◆ **Raw data**:
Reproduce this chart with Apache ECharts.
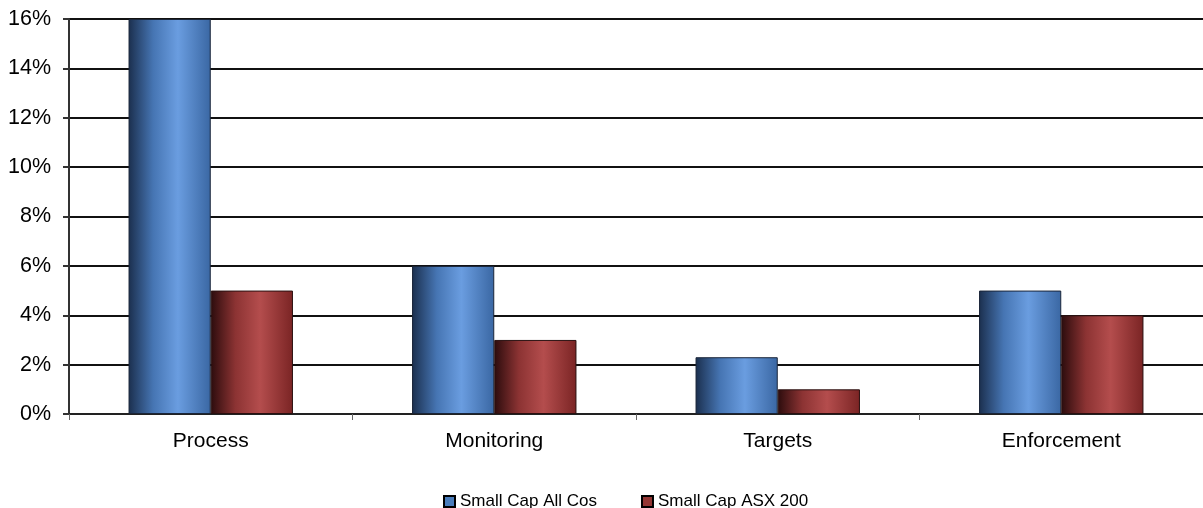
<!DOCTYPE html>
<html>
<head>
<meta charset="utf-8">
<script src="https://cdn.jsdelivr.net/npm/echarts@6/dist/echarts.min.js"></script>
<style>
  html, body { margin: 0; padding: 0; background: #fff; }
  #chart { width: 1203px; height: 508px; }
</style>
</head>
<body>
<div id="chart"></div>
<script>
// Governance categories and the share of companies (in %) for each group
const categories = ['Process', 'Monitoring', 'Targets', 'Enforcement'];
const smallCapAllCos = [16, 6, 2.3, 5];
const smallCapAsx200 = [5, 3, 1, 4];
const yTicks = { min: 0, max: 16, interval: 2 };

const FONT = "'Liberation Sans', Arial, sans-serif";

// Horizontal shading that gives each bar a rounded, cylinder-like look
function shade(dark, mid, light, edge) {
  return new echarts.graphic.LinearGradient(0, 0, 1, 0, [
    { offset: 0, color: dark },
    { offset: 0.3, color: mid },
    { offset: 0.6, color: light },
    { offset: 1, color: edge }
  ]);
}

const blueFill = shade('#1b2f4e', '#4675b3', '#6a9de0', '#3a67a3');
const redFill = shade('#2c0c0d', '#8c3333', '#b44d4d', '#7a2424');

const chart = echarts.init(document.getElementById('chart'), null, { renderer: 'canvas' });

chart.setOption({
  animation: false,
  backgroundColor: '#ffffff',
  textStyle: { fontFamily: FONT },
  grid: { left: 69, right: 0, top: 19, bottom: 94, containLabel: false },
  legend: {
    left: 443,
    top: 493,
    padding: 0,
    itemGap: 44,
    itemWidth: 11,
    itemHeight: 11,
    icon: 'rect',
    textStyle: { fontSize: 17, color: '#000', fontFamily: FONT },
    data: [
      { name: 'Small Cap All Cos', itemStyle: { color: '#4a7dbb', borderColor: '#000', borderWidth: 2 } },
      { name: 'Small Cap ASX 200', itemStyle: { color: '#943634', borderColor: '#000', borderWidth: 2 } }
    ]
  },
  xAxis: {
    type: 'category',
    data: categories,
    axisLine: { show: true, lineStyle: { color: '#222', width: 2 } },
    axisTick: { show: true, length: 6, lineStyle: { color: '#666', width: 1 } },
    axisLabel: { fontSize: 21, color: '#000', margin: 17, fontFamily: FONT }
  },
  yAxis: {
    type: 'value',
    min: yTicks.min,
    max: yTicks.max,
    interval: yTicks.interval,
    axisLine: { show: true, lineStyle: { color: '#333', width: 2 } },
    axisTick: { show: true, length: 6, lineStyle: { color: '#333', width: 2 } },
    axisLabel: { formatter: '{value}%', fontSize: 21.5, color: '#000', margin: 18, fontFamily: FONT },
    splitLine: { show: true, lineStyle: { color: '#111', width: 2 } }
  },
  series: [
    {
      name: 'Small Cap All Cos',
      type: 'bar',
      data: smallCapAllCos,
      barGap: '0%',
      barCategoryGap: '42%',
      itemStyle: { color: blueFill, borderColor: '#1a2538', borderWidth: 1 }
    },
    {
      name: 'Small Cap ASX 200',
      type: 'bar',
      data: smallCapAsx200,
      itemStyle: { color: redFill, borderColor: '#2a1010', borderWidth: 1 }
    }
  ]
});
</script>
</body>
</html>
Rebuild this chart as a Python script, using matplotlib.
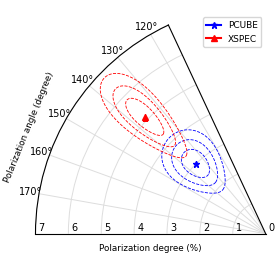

◆ **What you need to do**: Copy out all the data exactly; skip the pictures.

◆ **Response**:
Reproduce this chart with Apache ECharts.
<!DOCTYPE html>
<html>
<head>
<meta charset="utf-8">
<script src="https://cdn.jsdelivr.net/npm/echarts@6/dist/echarts.min.js"></script>
<style>
  html, body { margin: 0; padding: 0; background: #fff; }
  #chart { width: 1203px; height: 508px; }
</style>
</head>
<body>
<div id="chart"></div>
<script>
// Governance categories and the share of companies (in %) for each group
const categories = ['Process', 'Monitoring', 'Targets', 'Enforcement'];
const smallCapAllCos = [16, 6, 2.3, 5];
const smallCapAsx200 = [5, 3, 1, 4];
const yTicks = { min: 0, max: 16, interval: 2 };

const FONT = "'Liberation Sans', Arial, sans-serif";

// Horizontal shading that gives each bar a rounded, cylinder-like look
function shade(dark, mid, light, edge) {
  return new echarts.graphic.LinearGradient(0, 0, 1, 0, [
    { offset: 0, color: dark },
    { offset: 0.3, color: mid },
    { offset: 0.6, color: light },
    { offset: 1, color: edge }
  ]);
}

const blueFill = shade('#1b2f4e', '#4675b3', '#6a9de0', '#3a67a3');
const redFill = shade('#2c0c0d', '#8c3333', '#b44d4d', '#7a2424');

const chart = echarts.init(document.getElementById('chart'), null, { renderer: 'canvas' });

chart.setOption({
  animation: false,
  backgroundColor: '#ffffff',
  textStyle: { fontFamily: FONT },
  grid: { left: 69, right: 0, top: 19, bottom: 94, containLabel: false },
  legend: {
    left: 443,
    top: 493,
    padding: 0,
    itemGap: 44,
    itemWidth: 11,
    itemHeight: 11,
    icon: 'rect',
    textStyle: { fontSize: 17, color: '#000', fontFamily: FONT },
    data: [
      { name: 'Small Cap All Cos', itemStyle: { color: '#4a7dbb', borderColor: '#000', borderWidth: 2 } },
      { name: 'Small Cap ASX 200', itemStyle: { color: '#943634', borderColor: '#000', borderWidth: 2 } }
    ]
  },
  xAxis: {
    type: 'category',
    data: categories,
    axisLine: { show: true, lineStyle: { color: '#222', width: 2 } },
    axisTick: { show: true, length: 6, lineStyle: { color: '#666', width: 1 } },
    axisLabel: { fontSize: 21, color: '#000', margin: 17, fontFamily: FONT }
  },
  yAxis: {
    type: 'value',
    min: yTicks.min,
    max: yTicks.max,
    interval: yTicks.interval,
    axisLine: { show: true, lineStyle: { color: '#333', width: 2 } },
    axisTick: { show: true, length: 6, lineStyle: { color: '#333', width: 2 } },
    axisLabel: { formatter: '{value}%', fontSize: 21.5, color: '#000', margin: 18, fontFamily: FONT },
    splitLine: { show: true, lineStyle: { color: '#111', width: 2 } }
  },
  series: [
    {
      name: 'Small Cap All Cos',
      type: 'bar',
      data: smallCapAllCos,
      barGap: '0%',
      barCategoryGap: '42%',
      itemStyle: { color: blueFill, borderColor: '#1a2538', borderWidth: 1 }
    },
    {
      name: 'Small Cap ASX 200',
      type: 'bar',
      data: smallCapAsx200,
      itemStyle: { color: redFill, borderColor: '#2a1010', borderWidth: 1 }
    }
  ]
});
</script>
</body>
</html>
Rebuild this chart as a Python script, using matplotlib.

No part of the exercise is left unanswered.